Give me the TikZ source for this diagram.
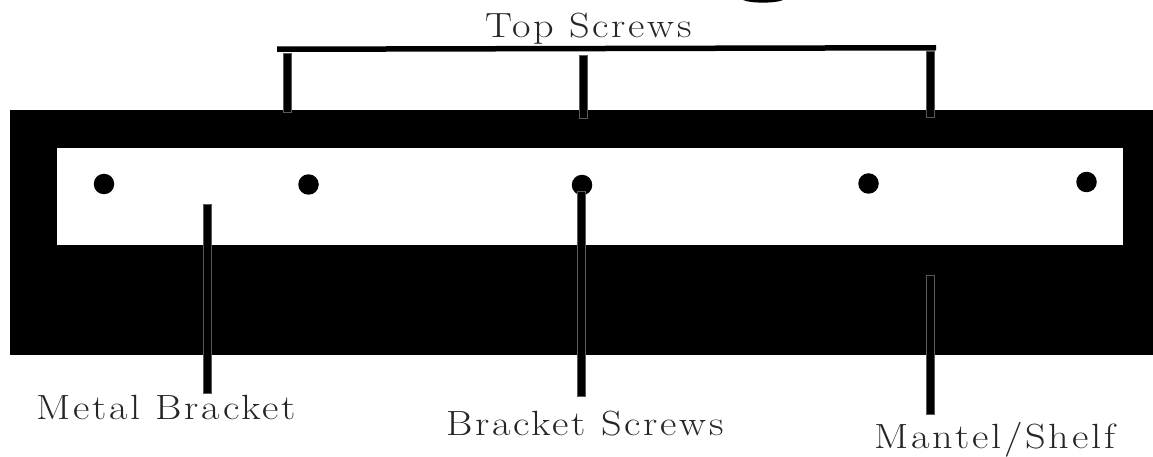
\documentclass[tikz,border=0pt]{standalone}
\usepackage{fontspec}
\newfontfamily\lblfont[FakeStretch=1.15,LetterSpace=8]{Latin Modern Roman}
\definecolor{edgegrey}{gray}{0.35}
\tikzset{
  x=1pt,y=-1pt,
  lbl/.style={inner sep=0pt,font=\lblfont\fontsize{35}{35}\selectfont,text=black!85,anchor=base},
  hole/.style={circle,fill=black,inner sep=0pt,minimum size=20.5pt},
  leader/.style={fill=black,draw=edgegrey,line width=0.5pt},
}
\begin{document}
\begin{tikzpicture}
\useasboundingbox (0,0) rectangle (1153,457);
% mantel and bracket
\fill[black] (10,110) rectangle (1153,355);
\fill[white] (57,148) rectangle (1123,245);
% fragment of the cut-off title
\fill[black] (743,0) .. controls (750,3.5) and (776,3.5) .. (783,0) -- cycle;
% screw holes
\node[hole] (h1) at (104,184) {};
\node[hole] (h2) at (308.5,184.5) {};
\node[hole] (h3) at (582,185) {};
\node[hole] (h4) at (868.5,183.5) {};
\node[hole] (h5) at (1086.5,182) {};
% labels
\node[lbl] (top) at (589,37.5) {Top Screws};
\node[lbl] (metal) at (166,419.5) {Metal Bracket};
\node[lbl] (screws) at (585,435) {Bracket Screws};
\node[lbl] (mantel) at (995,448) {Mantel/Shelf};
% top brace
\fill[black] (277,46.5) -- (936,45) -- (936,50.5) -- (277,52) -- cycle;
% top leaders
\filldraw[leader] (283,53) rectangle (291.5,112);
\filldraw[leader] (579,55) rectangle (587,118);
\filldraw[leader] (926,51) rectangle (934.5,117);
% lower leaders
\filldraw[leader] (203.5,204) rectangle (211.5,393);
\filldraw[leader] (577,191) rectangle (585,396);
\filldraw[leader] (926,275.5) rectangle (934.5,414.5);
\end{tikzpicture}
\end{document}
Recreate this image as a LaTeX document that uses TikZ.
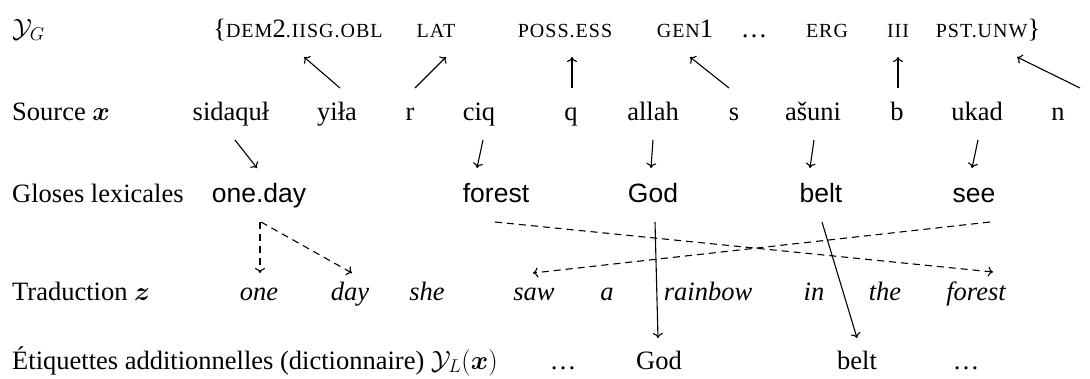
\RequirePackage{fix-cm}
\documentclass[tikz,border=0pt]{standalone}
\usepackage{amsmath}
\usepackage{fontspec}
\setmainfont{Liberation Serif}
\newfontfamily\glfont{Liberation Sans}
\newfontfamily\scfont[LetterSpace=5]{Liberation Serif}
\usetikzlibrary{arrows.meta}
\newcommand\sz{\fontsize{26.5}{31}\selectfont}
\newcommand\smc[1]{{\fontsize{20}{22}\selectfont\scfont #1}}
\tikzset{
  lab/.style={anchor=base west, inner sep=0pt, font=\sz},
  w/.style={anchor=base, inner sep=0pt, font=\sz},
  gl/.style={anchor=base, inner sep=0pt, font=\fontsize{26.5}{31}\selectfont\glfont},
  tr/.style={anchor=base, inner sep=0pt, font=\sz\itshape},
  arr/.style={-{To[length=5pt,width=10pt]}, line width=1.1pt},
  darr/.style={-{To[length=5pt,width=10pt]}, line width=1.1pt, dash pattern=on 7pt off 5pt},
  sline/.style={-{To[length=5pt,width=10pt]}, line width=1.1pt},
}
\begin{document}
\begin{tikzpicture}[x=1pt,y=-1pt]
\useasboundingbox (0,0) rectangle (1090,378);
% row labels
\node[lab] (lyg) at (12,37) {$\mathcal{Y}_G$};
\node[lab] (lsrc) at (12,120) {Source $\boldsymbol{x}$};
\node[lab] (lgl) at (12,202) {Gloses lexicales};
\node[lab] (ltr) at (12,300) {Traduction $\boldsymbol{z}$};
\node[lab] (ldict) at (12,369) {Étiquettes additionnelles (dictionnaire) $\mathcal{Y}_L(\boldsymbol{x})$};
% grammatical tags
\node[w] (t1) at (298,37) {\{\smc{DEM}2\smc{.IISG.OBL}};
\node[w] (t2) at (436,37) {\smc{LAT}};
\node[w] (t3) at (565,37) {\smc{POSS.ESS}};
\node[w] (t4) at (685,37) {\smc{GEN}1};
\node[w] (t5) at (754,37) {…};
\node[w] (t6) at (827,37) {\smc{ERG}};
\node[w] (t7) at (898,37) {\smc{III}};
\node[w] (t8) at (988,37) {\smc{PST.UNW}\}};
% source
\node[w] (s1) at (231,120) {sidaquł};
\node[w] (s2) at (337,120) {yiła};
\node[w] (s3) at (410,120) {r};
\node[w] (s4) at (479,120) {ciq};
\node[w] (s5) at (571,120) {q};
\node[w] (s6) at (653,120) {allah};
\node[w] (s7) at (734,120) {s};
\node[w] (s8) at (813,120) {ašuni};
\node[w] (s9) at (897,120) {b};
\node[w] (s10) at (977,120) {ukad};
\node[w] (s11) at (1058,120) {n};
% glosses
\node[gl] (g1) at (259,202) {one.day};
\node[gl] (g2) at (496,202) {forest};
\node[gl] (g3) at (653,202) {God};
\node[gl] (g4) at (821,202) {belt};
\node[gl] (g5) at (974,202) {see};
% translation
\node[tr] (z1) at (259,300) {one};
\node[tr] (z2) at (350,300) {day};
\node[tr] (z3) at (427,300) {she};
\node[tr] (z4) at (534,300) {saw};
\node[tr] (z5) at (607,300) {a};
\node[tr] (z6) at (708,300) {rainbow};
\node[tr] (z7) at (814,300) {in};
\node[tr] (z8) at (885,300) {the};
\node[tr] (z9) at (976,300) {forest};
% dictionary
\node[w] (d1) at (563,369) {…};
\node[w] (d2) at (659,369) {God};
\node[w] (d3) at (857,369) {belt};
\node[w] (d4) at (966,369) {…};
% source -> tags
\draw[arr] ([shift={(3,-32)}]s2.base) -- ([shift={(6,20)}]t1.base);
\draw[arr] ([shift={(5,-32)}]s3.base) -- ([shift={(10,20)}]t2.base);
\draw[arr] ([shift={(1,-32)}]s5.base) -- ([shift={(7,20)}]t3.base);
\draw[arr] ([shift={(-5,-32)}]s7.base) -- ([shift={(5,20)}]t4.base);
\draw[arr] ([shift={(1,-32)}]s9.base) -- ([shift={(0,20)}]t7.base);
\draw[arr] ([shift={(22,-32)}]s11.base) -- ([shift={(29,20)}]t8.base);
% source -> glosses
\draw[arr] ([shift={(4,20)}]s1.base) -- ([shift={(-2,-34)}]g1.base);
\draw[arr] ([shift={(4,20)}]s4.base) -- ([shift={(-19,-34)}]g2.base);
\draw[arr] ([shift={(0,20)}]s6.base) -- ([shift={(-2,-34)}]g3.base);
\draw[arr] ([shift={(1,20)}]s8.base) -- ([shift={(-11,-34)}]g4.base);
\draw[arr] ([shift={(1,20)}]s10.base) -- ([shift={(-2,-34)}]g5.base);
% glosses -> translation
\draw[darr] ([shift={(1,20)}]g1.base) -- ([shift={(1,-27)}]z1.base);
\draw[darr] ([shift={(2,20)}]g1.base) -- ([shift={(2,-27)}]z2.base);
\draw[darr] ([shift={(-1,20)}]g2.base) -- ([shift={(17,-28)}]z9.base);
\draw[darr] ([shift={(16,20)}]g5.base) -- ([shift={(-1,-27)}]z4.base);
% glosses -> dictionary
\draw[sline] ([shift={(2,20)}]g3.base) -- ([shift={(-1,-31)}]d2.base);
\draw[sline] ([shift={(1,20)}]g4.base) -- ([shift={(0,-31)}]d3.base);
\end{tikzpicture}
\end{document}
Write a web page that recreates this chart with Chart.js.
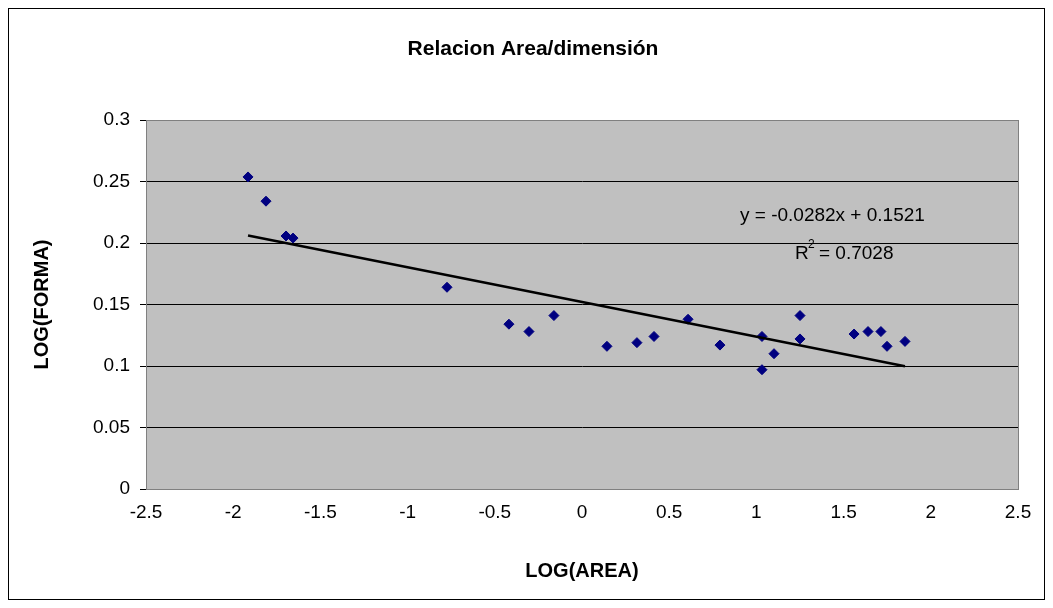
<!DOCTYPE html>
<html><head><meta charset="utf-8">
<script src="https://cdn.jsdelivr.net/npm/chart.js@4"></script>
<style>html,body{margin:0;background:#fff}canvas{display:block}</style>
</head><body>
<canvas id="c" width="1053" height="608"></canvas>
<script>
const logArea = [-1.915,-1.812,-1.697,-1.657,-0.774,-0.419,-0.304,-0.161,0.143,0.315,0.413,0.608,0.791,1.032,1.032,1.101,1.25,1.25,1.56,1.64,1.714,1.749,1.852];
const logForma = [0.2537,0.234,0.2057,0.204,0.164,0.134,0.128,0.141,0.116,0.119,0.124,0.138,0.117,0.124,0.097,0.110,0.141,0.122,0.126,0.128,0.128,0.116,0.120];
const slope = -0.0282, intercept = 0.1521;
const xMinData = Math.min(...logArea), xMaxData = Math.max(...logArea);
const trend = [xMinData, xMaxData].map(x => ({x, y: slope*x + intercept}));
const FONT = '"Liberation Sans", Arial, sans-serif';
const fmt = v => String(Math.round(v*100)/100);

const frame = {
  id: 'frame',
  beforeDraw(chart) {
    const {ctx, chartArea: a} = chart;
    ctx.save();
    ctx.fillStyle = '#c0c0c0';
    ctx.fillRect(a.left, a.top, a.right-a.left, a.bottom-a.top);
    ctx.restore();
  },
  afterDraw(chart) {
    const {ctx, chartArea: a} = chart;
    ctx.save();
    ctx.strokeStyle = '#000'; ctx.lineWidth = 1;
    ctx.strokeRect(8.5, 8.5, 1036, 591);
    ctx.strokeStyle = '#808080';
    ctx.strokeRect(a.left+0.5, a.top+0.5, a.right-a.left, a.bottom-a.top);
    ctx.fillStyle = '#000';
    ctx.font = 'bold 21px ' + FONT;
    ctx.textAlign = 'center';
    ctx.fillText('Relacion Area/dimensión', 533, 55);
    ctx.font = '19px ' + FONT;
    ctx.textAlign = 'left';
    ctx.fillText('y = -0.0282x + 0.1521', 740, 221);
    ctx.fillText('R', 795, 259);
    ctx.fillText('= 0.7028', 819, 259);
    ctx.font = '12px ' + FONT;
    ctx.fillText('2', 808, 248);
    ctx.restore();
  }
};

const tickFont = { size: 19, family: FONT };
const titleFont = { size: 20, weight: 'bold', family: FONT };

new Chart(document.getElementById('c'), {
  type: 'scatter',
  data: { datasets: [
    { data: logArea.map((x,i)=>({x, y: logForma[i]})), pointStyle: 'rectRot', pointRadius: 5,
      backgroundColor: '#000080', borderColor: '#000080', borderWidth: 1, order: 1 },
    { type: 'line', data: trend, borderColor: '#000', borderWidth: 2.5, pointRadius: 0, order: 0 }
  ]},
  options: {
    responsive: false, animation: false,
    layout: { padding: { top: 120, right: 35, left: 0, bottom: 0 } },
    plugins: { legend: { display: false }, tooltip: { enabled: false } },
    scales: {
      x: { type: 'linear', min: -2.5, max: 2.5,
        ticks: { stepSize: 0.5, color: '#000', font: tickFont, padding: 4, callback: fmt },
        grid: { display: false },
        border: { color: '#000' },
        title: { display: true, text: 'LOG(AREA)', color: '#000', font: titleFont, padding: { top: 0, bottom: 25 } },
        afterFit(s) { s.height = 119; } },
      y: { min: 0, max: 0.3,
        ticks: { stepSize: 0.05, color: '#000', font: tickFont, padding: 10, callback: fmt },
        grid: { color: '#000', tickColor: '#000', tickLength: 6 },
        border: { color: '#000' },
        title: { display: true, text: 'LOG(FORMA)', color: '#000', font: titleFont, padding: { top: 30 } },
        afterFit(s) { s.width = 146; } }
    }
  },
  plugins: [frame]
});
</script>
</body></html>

§ **Prompt**
Quote exactly what appears from the line containing "Write a web" through the line containing "const fmt = v", both included, except for the pictures, and nothing more.

§ **Result of this exercise**
Write a web page that recreates this chart with Chart.js.
<!DOCTYPE html>
<html><head><meta charset="utf-8">
<script src="https://cdn.jsdelivr.net/npm/chart.js@4"></script>
<style>html,body{margin:0;background:#fff}canvas{display:block}</style>
</head><body>
<canvas id="c" width="1053" height="608"></canvas>
<script>
const logArea = [-1.915,-1.812,-1.697,-1.657,-0.774,-0.419,-0.304,-0.161,0.143,0.315,0.413,0.608,0.791,1.032,1.032,1.101,1.25,1.25,1.56,1.64,1.714,1.749,1.852];
const logForma = [0.2537,0.234,0.2057,0.204,0.164,0.134,0.128,0.141,0.116,0.119,0.124,0.138,0.117,0.124,0.097,0.110,0.141,0.122,0.126,0.128,0.128,0.116,0.120];
const slope = -0.0282, intercept = 0.1521;
const xMinData = Math.min(...logArea), xMaxData = Math.max(...logArea);
const trend = [xMinData, xMaxData].map(x => ({x, y: slope*x + intercept}));
const FONT = '"Liberation Sans", Arial, sans-serif';
const fmt = v => String(Math.round(v*100)/100);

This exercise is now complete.